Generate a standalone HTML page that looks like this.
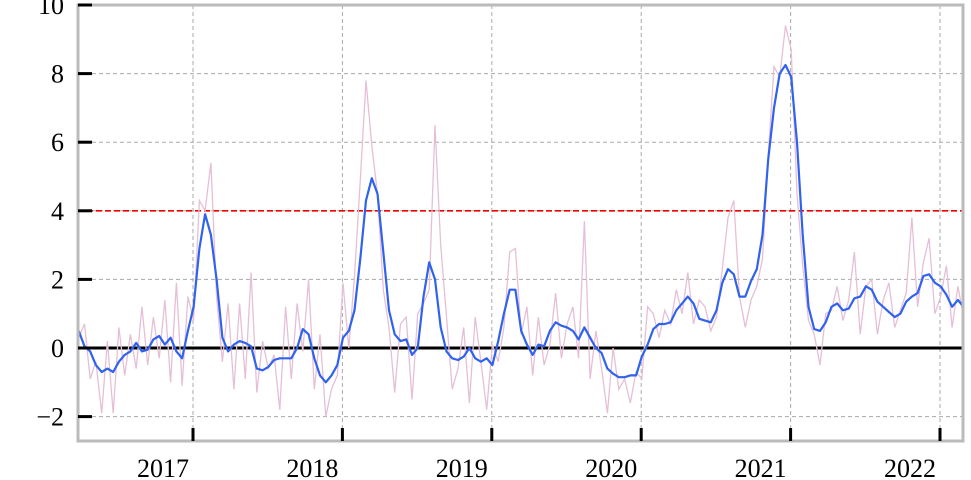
<!DOCTYPE html>
<html><head><meta charset="utf-8"><style>
html,body{margin:0;padding:0;background:#fff;width:971px;height:480px;overflow:hidden}
svg text{font-family:"Liberation Serif",serif;font-size:26px;fill:#000}
</style></head><body>
<svg id="chart" width="971" height="480" viewBox="0 0 971 480" xmlns="http://www.w3.org/2000/svg">
<g id="grid"></g>
<g id="series"></g>
<g id="axes"></g>
</svg>
<script>
const startYear = 2016.235;
const stepYears = 1/26;
const smoothValues = [0.5,0.05,-0.1,-0.5,-0.7,-0.6,-0.7,-0.4,-0.2,-0.1,0.15,-0.1,-0.05,0.25,0.35,0.1,0.3,-0.1,-0.3,0.5,1.2,2.9,3.9,3.3,2.0,0.3,-0.1,0.1,0.2,0.15,0.05,-0.6,-0.65,-0.55,-0.35,-0.3,-0.3,-0.3,0.0,0.55,0.4,-0.3,-0.8,-1.0,-0.8,-0.5,0.3,0.5,1.1,2.6,4.3,4.95,4.5,2.8,1.1,0.4,0.2,0.25,-0.2,0.0,1.5,2.5,2.0,0.6,-0.1,-0.3,-0.35,-0.25,0.0,-0.3,-0.4,-0.3,-0.5,0.2,1.0,1.7,1.7,0.5,0.1,-0.2,0.1,0.05,0.5,0.75,0.65,0.6,0.5,0.25,0.6,0.3,0.0,-0.15,-0.6,-0.75,-0.85,-0.85,-0.8,-0.8,-0.25,0.1,0.55,0.7,0.7,0.75,1.1,1.3,1.5,1.3,0.85,0.8,0.75,1.1,1.9,2.3,2.15,1.5,1.5,1.95,2.3,3.3,5.5,7.0,8.0,8.25,7.9,6.0,3.3,1.2,0.55,0.5,0.75,1.2,1.3,1.1,1.15,1.45,1.5,1.8,1.7,1.35,1.2,1.05,0.9,1.0,1.35,1.5,1.6,2.1,2.15,1.9,1.8,1.55,1.2,1.4,1.2];
const rawValues = [0.3,0.7,-0.9,-0.4,-1.9,0.2,-1.9,0.6,-0.8,0.4,-0.6,1.2,-0.5,0.9,-0.3,1.4,-1.0,1.9,-1.1,1.5,0.8,4.3,4.0,5.4,1.5,-0.4,1.3,-1.2,1.3,-0.9,2.2,-1.3,0.2,-0.6,-0.2,-1.8,1.2,-0.9,1.3,-0.1,2.0,-1.2,0.4,-2.0,-1.2,-0.8,1.9,0.0,2.1,4.9,7.8,5.9,4.5,1.7,0.6,-1.3,0.7,0.9,-1.5,1.0,1.3,1.7,6.5,3.0,0.9,-1.2,-0.6,0.6,-1.6,0.9,-0.4,-1.8,0.1,-0.4,0.6,2.8,2.9,0.4,1.2,-0.8,0.9,-0.5,0.1,1.6,-0.3,0.7,1.2,-0.3,3.7,-0.9,0.5,-0.6,-1.9,0.0,-1.2,-0.9,-1.6,-0.7,-0.9,1.2,1.0,0.3,1.1,0.7,1.7,1.0,2.2,0.7,1.4,1.2,0.5,0.9,2.3,3.8,4.3,1.5,0.6,1.4,1.8,2.6,5.6,8.2,7.9,9.4,8.7,4.5,2.4,0.8,0.4,-0.5,1.0,1.1,1.8,0.8,1.4,2.8,0.4,1.8,2.0,0.4,1.4,1.9,0.6,1.1,1.6,3.8,1.2,2.5,3.2,1.0,1.5,2.4,0.6,1.8,0.9];
const yTicks = [-2,0,2,4,6,8,10];
const yTickLabels = ["\u22122","0","2","4","6","8","10"];
const xTicks = [2017,2018,2019,2020,2021,2022];
const threshold = [4];

const NS="http://www.w3.org/2000/svg";
const L=78,R=963,T=5,B=441;
const xs=y=>193+(y-2017)*149.4;
const ys=v=>348-v*34.3;
function mk(tag,parent,attrs){const e=document.createElementNS(NS,tag);for(const k in attrs)e.setAttribute(k,attrs[k]);document.getElementById(parent).appendChild(e);return e;}

yTicks.forEach((t,i)=>{
  if(t!==0&&t!==10){const g=mk('line','grid',{x1:L,x2:R,y1:ys(t),y2:ys(t),stroke:'#aaa','stroke-width':1,'stroke-dasharray':'4,3'});
  
  }
});
xTicks.forEach(t=>{
  const g=mk('line','grid',{x1:xs(t),x2:xs(t),y1:T,y2:B,stroke:'#aaa','stroke-width':1,'stroke-dasharray':'4,3'});
  
  
});
const zl=mk('line','series',{x1:L,x2:R,y1:ys(0),y2:ys(0),stroke:'#000','stroke-width':3});


const th=mk('line','series',{x1:L,x2:R,y1:ys(threshold[0]),y2:ys(threshold[0]),stroke:'#e00','stroke-width':1.6,'stroke-dasharray':'6,3'});



function pts(arr){return arr.map((v,i)=>xs(startYear+i*stepYears).toFixed(1)+','+ys(v).toFixed(1)).join(' ');}
const raw=mk('polyline','series',{points:pts(rawValues),fill:'none',stroke:'#e6bfd6','stroke-width':1.3});


const sm=mk('polyline','series',{points:pts(smoothValues),fill:'none',stroke:'#2f62ee','stroke-width':2.2,'stroke-linejoin':'round'});



const mask1=mk('rect','axes',{x:R+1,y:0,width:20,height:480,fill:'#fff'});


const fr=mk('rect','axes',{x:L,y:T,width:R-L,height:B-T,fill:'none',stroke:'#bbb','stroke-width':3});



yTicks.forEach((t,i)=>{
  const tk=mk('line','axes',{x1:L,x2:L+14,y1:ys(t),y2:ys(t),stroke:'#000','stroke-width':3});
  
  
  const tx=mk('text','axes',{x:64,y:ys(t)+9,'text-anchor':'end'});
  tx.textContent=yTickLabels[i];
  
  
});
xTicks.forEach(t=>{
  const tk=mk('line','axes',{x1:xs(t),x2:xs(t),y1:B-13,y2:B,stroke:'#000','stroke-width':3});
  
  
  const tx=mk('text','axes',{x:xs(t)-30,y:477,'text-anchor':'middle'});
  tx.textContent=String(t);
  
  
});
</script>
</body></html>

☆ ☆ ☆

EXERCISE PROMPT: Retype everything in the material word for word, minus pictures.

ANSWER TO THE TASK:
Generate a standalone HTML page that looks like this.
<!DOCTYPE html>
<html><head><meta charset="utf-8"><style>
html,body{margin:0;padding:0;background:#fff;width:971px;height:480px;overflow:hidden}
svg text{font-family:"Liberation Serif",serif;font-size:26px;fill:#000}
</style></head><body>
<svg id="chart" width="971" height="480" viewBox="0 0 971 480" xmlns="http://www.w3.org/2000/svg">
<g id="grid"></g>
<g id="series"></g>
<g id="axes"></g>
</svg>
<script>
const startYear = 2016.235;
const stepYears = 1/26;
const smoothValues = [0.5,0.05,-0.1,-0.5,-0.7,-0.6,-0.7,-0.4,-0.2,-0.1,0.15,-0.1,-0.05,0.25,0.35,0.1,0.3,-0.1,-0.3,0.5,1.2,2.9,3.9,3.3,2.0,0.3,-0.1,0.1,0.2,0.15,0.05,-0.6,-0.65,-0.55,-0.35,-0.3,-0.3,-0.3,0.0,0.55,0.4,-0.3,-0.8,-1.0,-0.8,-0.5,0.3,0.5,1.1,2.6,4.3,4.95,4.5,2.8,1.1,0.4,0.2,0.25,-0.2,0.0,1.5,2.5,2.0,0.6,-0.1,-0.3,-0.35,-0.25,0.0,-0.3,-0.4,-0.3,-0.5,0.2,1.0,1.7,1.7,0.5,0.1,-0.2,0.1,0.05,0.5,0.75,0.65,0.6,0.5,0.25,0.6,0.3,0.0,-0.15,-0.6,-0.75,-0.85,-0.85,-0.8,-0.8,-0.25,0.1,0.55,0.7,0.7,0.75,1.1,1.3,1.5,1.3,0.85,0.8,0.75,1.1,1.9,2.3,2.15,1.5,1.5,1.95,2.3,3.3,5.5,7.0,8.0,8.25,7.9,6.0,3.3,1.2,0.55,0.5,0.75,1.2,1.3,1.1,1.15,1.45,1.5,1.8,1.7,1.35,1.2,1.05,0.9,1.0,1.35,1.5,1.6,2.1,2.15,1.9,1.8,1.55,1.2,1.4,1.2];
const rawValues = [0.3,0.7,-0.9,-0.4,-1.9,0.2,-1.9,0.6,-0.8,0.4,-0.6,1.2,-0.5,0.9,-0.3,1.4,-1.0,1.9,-1.1,1.5,0.8,4.3,4.0,5.4,1.5,-0.4,1.3,-1.2,1.3,-0.9,2.2,-1.3,0.2,-0.6,-0.2,-1.8,1.2,-0.9,1.3,-0.1,2.0,-1.2,0.4,-2.0,-1.2,-0.8,1.9,0.0,2.1,4.9,7.8,5.9,4.5,1.7,0.6,-1.3,0.7,0.9,-1.5,1.0,1.3,1.7,6.5,3.0,0.9,-1.2,-0.6,0.6,-1.6,0.9,-0.4,-1.8,0.1,-0.4,0.6,2.8,2.9,0.4,1.2,-0.8,0.9,-0.5,0.1,1.6,-0.3,0.7,1.2,-0.3,3.7,-0.9,0.5,-0.6,-1.9,0.0,-1.2,-0.9,-1.6,-0.7,-0.9,1.2,1.0,0.3,1.1,0.7,1.7,1.0,2.2,0.7,1.4,1.2,0.5,0.9,2.3,3.8,4.3,1.5,0.6,1.4,1.8,2.6,5.6,8.2,7.9,9.4,8.7,4.5,2.4,0.8,0.4,-0.5,1.0,1.1,1.8,0.8,1.4,2.8,0.4,1.8,2.0,0.4,1.4,1.9,0.6,1.1,1.6,3.8,1.2,2.5,3.2,1.0,1.5,2.4,0.6,1.8,0.9];
const yTicks = [-2,0,2,4,6,8,10];
const yTickLabels = ["\u22122","0","2","4","6","8","10"];
const xTicks = [2017,2018,2019,2020,2021,2022];
const threshold = [4];

const NS="http://www.w3.org/2000/svg";
const L=78,R=963,T=5,B=441;
const xs=y=>193+(y-2017)*149.4;
const ys=v=>348-v*34.3;
function mk(tag,parent,attrs){const e=document.createElementNS(NS,tag);for(const k in attrs)e.setAttribute(k,attrs[k]);document.getElementById(parent).appendChild(e);return e;}

yTicks.forEach((t,i)=>{
  if(t!==0&&t!==10){const g=mk('line','grid',{x1:L,x2:R,y1:ys(t),y2:ys(t),stroke:'#aaa','stroke-width':1,'stroke-dasharray':'4,3'});
  
  }
});
xTicks.forEach(t=>{
  const g=mk('line','grid',{x1:xs(t),x2:xs(t),y1:T,y2:B,stroke:'#aaa','stroke-width':1,'stroke-dasharray':'4,3'});
  
  
});
const zl=mk('line','series',{x1:L,x2:R,y1:ys(0),y2:ys(0),stroke:'#000','stroke-width':3});


const th=mk('line','series',{x1:L,x2:R,y1:ys(threshold[0]),y2:ys(threshold[0]),stroke:'#e00','stroke-width':1.6,'stroke-dasharray':'6,3'});



function pts(arr){return arr.map((v,i)=>xs(startYear+i*stepYears).toFixed(1)+','+ys(v).toFixed(1)).join(' ');}
const raw=mk('polyline','series',{points:pts(rawValues),fill:'none',stroke:'#e6bfd6','stroke-width':1.3});


const sm=mk('polyline','series',{points:pts(smoothValues),fill:'none',stroke:'#2f62ee','stroke-width':2.2,'stroke-linejoin':'round'});



const mask1=mk('rect','axes',{x:R+1,y:0,width:20,height:480,fill:'#fff'});


const fr=mk('rect','axes',{x:L,y:T,width:R-L,height:B-T,fill:'none',stroke:'#bbb','stroke-width':3});



yTicks.forEach((t,i)=>{
  const tk=mk('line','axes',{x1:L,x2:L+14,y1:ys(t),y2:ys(t),stroke:'#000','stroke-width':3});
  
  
  const tx=mk('text','axes',{x:64,y:ys(t)+9,'text-anchor':'end'});
  tx.textContent=yTickLabels[i];
  
  
});
xTicks.forEach(t=>{
  const tk=mk('line','axes',{x1:xs(t),x2:xs(t),y1:B-13,y2:B,stroke:'#000','stroke-width':3});
  
  
  const tx=mk('text','axes',{x:xs(t)-30,y:477,'text-anchor':'middle'});
  tx.textContent=String(t);
  
  
});
</script>
</body></html>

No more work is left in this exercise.